# Moor auffüllen



## Schrat (29. Juni 2015)

Hallo,

mein Moor ist in den letzten Jahren schon ein paar Zentimeter abgesunken, hat jemand eine Idee, wie und wann man das am besten nachfüllt? Das beste wäre wahrscheinlich, Batzen auszustechen, vielleicht 10 cm tief, mit Torf auffüllen und dann die Batzen wieder einsetzen. Hat jemand das schon gemacht?

Gruß
Torsten


----------



## Tottoabs (29. Juni 2015)

Ich streu ggf etwas von oben drauf.


----------



## Knoblauchkröte (29. Juni 2015)

Hi Torsten,

Pflanzen rausnehmen, neuer Torf drauf und die Pflanzen in den frischen Weißtorf neu einsetzen - den alten Torf soweit es geht abschütteln ect (wenn sich Torf setzt ist das ein Zeichen das er nach und nach zerfallen und komprimiert ist - unten zu "schmierigen "Schwarztorf wird. Der ist zwar an sich net schädlich, aber Pflanzen wachsen da net mehr richtig drin weil er immer luftundurchlässiger wird und die Wurzeln daher absterben.

die Probleme mit schrumpfendem Torfbestand hab ich zum Glück net, bei mir wird er wegen dem vielen Sphagnum darin langsam mehr

MfG Frank


----------



## Schrat (29. Juni 2015)

Drauf streuen habe ich auch schon überlegt und wäre wohl die schonendste Weise, wird aber dauern bis sich da ein Effekt einstellt...

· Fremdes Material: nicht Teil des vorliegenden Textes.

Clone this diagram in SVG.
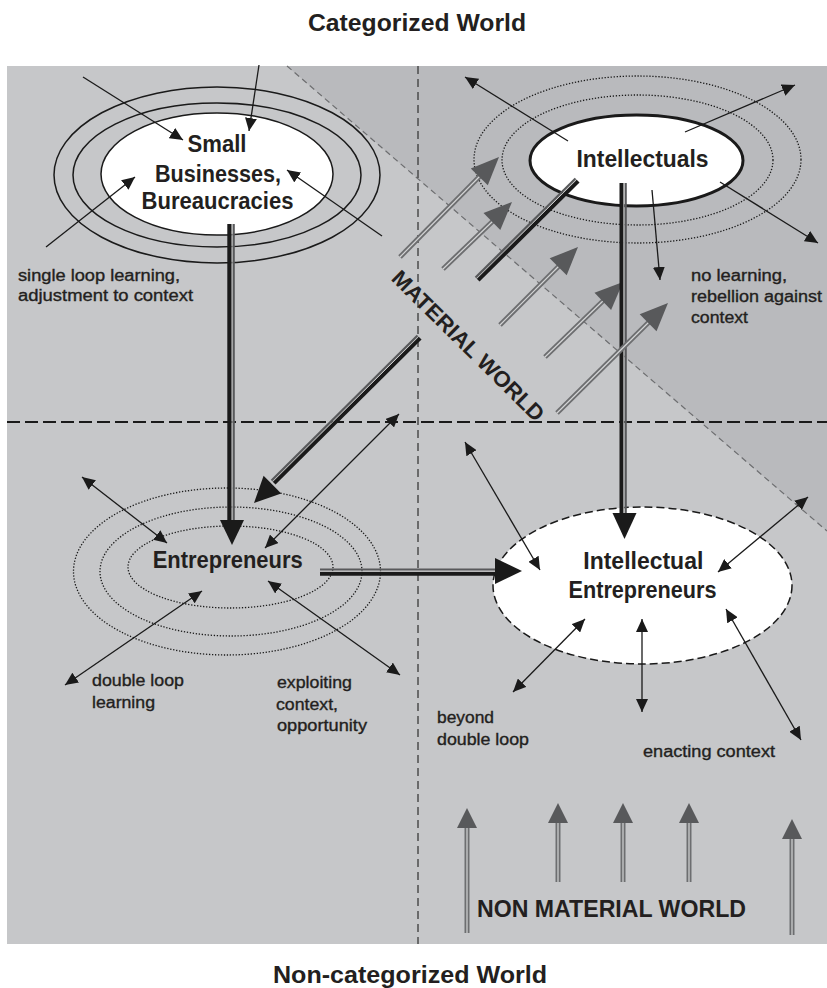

Sphagnum habe ich auch gesät oder gepflanzt (?!) weiß ich gar nicht mehr, aber da war ich recht enttäuscht, zumindest anfangs hat sich da kaum was entwickelt. Wahrscheinlich liegt es weniger am Torf das zusammen gesunken ist sondern vielmehr am Rindenmulch den ich drunter eingebaut habe um Torf zu sparen. Wie lange dauert es bis sich der Torf zersetzt? Das Moor habe ich erst vielleicht vor 4 - 5 Jahren angelegt. Ich werde es erst mal mit einstreuen versuchen, würde mir leid tun mein verwildertes Moor wieder aufzureißen.


----------